Sabtu, 11 Oktober 2014

Teladan Rasulullah Dalam Setia
*dari buku Keajaiban Cinta Rasul
Khadijah binti Khuwalid yang menjadi istri pertama Rasulullah telah meninggal dunia. Beberapa tahun kemudian, beliau memang menikah kembali, tetapi posisi Khadijah di hati beliau tidak pernah bergeser apalagi hilang.
Kasih sayang, cinta, dan ketulusan Khadijah selalu terukir indah di dalam ingatan Rasulullah Saw. Kerinduan itu bahkan membuat beliau begitu sensitif akan kehadiran kerabat dan orang yang dekat dengan Khadijah karena akan mengingatkan beliau pada sosok Khadijah.
Aisyah r.a. berkata, “Halah binti Khuwalid, saudara perempuan Khadijah, meminta izin untuk masuk ke rumah Rasulullah Saw. Beliau mengenali suara Halah yang mirip dengan suara Khadijah sehingga beliau merasa senang. Lalu beliau berkata, ’Ya Allah, ternyata ia Halah binti Khuwalid.’ Aku pun merasa cemburu, lalu berkata, ’Mengapa engkau masih menyebut-nyebut perempuan Quraisy tua renta itu, yang kedua ujung bibirnya telah memerah, dan telah meninggal? Padahal Allah telah
memberikan kepada engkau pengganti yang lebih baik darinya.” (HR Bukhari dan Muslim)
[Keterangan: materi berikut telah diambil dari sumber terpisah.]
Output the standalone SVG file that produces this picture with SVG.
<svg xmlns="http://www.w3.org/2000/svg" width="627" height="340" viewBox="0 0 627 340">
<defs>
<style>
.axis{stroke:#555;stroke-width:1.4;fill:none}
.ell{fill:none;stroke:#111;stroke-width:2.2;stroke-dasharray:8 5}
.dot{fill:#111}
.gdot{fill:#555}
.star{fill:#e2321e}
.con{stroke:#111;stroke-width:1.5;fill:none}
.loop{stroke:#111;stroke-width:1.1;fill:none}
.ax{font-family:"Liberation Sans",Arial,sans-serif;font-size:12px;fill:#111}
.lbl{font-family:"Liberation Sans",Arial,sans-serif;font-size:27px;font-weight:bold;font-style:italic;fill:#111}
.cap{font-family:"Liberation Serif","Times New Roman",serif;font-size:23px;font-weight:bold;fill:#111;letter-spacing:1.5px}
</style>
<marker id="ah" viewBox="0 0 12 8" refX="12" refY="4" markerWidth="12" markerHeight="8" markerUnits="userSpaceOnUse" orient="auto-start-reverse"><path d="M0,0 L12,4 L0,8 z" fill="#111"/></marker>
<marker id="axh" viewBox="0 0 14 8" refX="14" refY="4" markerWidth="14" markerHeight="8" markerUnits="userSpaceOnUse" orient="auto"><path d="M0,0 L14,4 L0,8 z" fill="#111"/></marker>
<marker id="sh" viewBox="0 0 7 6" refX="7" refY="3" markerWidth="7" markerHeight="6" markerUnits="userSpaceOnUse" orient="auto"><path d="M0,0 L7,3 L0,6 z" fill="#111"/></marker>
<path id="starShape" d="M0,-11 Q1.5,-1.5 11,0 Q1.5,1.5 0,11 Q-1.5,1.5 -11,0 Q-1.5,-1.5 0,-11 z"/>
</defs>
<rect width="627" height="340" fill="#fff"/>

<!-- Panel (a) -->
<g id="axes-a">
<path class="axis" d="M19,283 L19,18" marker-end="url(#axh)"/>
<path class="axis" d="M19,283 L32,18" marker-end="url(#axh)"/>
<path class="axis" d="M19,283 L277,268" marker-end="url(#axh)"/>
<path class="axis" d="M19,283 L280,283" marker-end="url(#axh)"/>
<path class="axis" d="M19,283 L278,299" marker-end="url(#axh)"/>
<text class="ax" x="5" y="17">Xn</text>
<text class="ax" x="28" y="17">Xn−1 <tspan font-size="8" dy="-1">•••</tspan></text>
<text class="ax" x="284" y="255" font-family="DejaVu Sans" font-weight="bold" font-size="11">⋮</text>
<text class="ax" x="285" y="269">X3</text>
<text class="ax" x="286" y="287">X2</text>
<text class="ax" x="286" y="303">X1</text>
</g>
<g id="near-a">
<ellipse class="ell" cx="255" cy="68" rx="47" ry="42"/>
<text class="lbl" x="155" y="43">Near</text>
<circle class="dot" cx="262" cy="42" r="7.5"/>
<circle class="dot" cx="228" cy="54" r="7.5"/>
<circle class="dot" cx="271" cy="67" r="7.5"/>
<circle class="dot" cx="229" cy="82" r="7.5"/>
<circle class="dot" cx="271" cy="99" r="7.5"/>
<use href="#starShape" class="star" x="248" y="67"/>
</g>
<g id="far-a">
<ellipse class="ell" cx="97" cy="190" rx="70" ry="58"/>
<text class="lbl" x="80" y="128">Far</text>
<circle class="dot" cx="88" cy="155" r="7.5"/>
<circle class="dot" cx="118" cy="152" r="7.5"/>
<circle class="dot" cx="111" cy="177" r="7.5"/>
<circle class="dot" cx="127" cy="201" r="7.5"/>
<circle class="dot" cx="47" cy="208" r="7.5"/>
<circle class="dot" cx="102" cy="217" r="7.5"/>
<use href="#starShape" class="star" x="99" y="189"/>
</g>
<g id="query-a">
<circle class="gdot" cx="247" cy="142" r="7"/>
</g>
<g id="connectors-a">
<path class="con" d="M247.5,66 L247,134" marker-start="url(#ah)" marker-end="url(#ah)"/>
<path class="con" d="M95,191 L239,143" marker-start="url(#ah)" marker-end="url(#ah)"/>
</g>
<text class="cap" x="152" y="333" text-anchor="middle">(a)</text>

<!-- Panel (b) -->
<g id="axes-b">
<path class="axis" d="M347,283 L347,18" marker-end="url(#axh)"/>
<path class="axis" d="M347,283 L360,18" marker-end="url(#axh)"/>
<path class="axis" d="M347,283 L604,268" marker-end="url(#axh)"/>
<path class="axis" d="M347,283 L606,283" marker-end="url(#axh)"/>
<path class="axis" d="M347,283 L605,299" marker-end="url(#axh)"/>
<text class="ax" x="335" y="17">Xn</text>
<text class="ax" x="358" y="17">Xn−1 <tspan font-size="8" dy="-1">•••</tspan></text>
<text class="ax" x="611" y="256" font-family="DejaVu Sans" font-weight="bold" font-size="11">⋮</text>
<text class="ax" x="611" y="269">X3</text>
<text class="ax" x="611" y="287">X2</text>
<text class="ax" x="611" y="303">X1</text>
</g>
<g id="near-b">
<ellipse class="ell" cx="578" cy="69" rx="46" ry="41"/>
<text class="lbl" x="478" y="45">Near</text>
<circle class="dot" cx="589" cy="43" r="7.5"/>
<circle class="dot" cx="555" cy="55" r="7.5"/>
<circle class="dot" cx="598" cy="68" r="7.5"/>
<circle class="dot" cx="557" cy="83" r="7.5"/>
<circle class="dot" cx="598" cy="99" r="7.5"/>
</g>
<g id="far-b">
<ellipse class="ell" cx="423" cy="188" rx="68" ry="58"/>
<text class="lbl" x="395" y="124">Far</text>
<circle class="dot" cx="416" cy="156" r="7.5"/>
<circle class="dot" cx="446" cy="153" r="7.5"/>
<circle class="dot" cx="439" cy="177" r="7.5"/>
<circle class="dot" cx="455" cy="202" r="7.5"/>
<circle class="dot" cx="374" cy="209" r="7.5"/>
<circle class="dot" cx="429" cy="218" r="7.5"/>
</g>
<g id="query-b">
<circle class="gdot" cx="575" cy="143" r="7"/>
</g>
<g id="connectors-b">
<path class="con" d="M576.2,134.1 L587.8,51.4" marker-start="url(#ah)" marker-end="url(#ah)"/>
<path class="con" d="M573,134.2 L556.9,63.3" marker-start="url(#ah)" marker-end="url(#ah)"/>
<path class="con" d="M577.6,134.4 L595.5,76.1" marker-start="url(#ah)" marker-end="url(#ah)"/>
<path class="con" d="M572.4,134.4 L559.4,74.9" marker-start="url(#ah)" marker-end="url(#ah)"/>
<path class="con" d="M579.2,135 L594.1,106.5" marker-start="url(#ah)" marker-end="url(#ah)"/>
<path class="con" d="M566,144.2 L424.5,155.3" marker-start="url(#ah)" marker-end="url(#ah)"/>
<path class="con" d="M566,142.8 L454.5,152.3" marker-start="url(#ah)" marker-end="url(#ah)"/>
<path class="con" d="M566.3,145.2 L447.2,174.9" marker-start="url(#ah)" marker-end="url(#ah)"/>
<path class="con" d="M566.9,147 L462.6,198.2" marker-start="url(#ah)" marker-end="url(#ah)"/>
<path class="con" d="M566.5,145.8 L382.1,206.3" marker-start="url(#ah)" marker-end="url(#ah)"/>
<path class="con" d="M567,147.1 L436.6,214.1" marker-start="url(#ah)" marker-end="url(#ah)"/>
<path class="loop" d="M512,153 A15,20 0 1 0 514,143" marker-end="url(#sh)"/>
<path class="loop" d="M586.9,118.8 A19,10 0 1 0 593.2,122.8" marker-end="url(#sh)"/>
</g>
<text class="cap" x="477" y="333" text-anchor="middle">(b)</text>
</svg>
Perhatikanlah kisah di atas. Kecintaan Rasululah yang teramat dalam terhadap Khadijah membuat Aisyah nyaris tidak mampu mengendalikan perasaan cemburunya.
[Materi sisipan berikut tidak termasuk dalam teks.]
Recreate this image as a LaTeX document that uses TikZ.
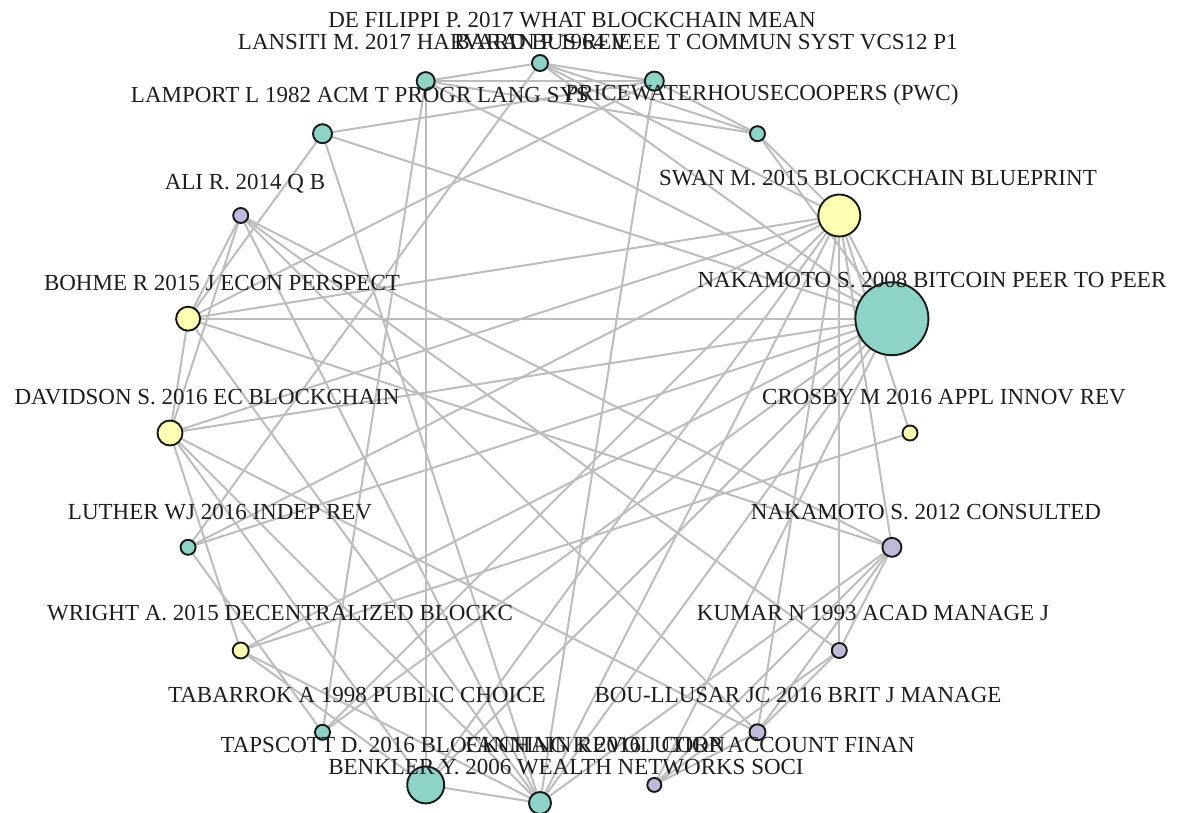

Pada kesempatan lain Aisyah berkata, “Jika memuji Khadijah, Rasulullah memberikan pujian yang terbaik. Suatu hari aku cemburu karena Rasulullah menyebut-nyebut Khadijah lebih sering daripada menyebut-nyebut si pipi merah ini. Bukankah Allah telah menggantikannya (Khadijah) dengan sesuatu yang lebih baik? Beliau menjawab, ’Allah tidak menggantikannya dengan sesuatu yang lebih baik. Ia beriman kepadaku ketika orang lain mengingkariku. Ia membenarkanku ketika orang lain mendustakanku. Ia menyokongku dengan hartanya ketika orang lain tidak memberikan. Melalui dirinya, Allah menganugerahkan keturunan kepadaku, sementara istri-istri yang lain tidak.” (HR Ahmad)
Aisyah r.a. bahkan sering sekali berkata, “Tidak ada seorang pun wanita yang aku cemburui seperti halnya Khadijah. Rasulullah tidak pernah menduakan Khadijah dengan wanita lain. Tidaklah beliau mempersunting aku kecuali tiga tahun setelah Khadijah meninggal dunia.”
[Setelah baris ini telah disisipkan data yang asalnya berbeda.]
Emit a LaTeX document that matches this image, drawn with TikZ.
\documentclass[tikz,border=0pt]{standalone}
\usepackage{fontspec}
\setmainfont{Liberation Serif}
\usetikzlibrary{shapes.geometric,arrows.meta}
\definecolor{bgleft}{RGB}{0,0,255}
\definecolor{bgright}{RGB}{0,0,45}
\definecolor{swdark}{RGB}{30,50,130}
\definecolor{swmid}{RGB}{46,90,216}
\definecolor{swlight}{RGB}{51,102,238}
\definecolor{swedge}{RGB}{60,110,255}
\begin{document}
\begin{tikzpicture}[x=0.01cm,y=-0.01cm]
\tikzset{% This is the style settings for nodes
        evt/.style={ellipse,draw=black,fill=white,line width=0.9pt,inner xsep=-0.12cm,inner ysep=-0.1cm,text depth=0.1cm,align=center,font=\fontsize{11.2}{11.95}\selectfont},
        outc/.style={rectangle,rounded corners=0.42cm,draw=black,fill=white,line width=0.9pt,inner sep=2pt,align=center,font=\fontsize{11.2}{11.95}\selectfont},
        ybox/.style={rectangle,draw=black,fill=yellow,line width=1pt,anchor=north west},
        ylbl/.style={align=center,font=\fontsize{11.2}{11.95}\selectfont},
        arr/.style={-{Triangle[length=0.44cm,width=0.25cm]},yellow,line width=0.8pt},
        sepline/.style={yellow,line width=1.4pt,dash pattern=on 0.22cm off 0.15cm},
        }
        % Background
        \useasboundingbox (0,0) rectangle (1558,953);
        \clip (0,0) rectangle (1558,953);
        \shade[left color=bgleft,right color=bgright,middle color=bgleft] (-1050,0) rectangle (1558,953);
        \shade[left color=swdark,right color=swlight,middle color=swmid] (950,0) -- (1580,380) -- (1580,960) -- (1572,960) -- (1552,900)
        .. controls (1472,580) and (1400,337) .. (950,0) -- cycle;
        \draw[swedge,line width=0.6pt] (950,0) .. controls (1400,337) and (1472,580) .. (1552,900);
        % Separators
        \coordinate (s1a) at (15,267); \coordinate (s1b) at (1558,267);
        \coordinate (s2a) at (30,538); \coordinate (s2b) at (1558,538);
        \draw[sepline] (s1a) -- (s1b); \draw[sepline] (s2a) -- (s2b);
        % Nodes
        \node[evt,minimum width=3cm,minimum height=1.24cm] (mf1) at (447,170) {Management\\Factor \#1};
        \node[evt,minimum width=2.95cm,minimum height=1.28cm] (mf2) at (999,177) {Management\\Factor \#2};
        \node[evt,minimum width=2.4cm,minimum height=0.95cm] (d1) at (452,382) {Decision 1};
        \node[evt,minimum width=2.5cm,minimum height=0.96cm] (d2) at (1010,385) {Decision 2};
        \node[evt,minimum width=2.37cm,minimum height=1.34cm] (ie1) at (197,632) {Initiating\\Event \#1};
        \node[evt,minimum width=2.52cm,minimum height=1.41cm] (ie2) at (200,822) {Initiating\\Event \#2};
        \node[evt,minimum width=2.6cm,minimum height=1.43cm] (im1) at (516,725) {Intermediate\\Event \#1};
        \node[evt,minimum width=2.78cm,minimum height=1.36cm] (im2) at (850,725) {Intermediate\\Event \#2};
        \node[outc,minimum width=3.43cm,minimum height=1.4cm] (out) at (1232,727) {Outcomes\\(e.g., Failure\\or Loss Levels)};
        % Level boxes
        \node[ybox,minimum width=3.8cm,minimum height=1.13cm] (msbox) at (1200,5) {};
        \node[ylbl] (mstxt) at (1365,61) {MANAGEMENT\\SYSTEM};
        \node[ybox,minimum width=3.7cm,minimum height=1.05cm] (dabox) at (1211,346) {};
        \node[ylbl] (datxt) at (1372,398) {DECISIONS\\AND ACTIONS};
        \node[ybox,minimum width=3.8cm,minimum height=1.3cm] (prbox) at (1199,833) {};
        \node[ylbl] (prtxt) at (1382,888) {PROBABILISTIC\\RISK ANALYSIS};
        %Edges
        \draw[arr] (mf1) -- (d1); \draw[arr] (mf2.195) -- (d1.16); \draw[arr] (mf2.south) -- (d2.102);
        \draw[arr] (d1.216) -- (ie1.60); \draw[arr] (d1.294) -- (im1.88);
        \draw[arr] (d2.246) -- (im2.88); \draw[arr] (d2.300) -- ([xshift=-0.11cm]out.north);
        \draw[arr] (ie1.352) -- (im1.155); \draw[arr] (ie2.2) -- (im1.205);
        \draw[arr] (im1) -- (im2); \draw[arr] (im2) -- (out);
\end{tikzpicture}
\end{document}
Dalam sebuah riwayat, Aisyah r.a. berkata, “Aku tidak cemburu kepada istri Rasulullah yang lain sebagaimana cemburuku kepada Khadijah, karena aku sering mendengar Rasulullah menyebut-nyebut namanya dan beliau mempersuntingku tiga tahun setelah Khadijah meninggal dunia.”
Dalam Perang Badar, kaum muslimin pulang membawa kemenangan. Mereka menawan 70 orang dari pihak musuh. Di antara tawanan itu ada Abu Al-Ash bin Ar-Rabi, suami Zainab, putri Rasulullah. Saat itu Zainab masih berada di Mekah lantaran mengikuti suaminya.
Penduduk Mekah mengirimkan tebusan kepada Rasulullah untuk membebaskan para tawanan perang tersebut. Zainab juga mengirimkan seuntai kalung yang ia miliki. Kalung itu adalah pemberian ibunya, Khadijah, pada malam pengantinnya dahulu.
Melihat kalung itu, Rasulullah Saw. tersentak. Para sahabat menyadari bahwa beliau sedang mengenang Khadijah. Hari-hari indah bersama Khadijah yang suci dan lembut, pendamping sekaligus penopang perjuangan beliau, terbingkai indah dalam ingatan beliau.
Kemudian Rasulullah Saw. meminta para sahabat untuk membebaskan suami Zainab dan mengembalikan kalung yang ia kirimkan. Para sahabat pun membebaskannya dan mengembalikan kalung tersebut.
Rasulullah Saw. pun selalu merasa gembira bila melihat teman dekat Khadijah. Rasulullah Saw. bersabda, “Homati mereka karena Khadijah juga mencintai mereka.”
Jika menyembelih seekor kambing, beliau berpesan, “Berikan sebagiannya untuk teman-teman Khadijah.”
Demikianlah perasaan cinta dan setia Rasulullah Saw. kepada Khadijah r.a. Anda pernah melihat kesetiaan sebesar ini dari seorang suami kepada istrinya?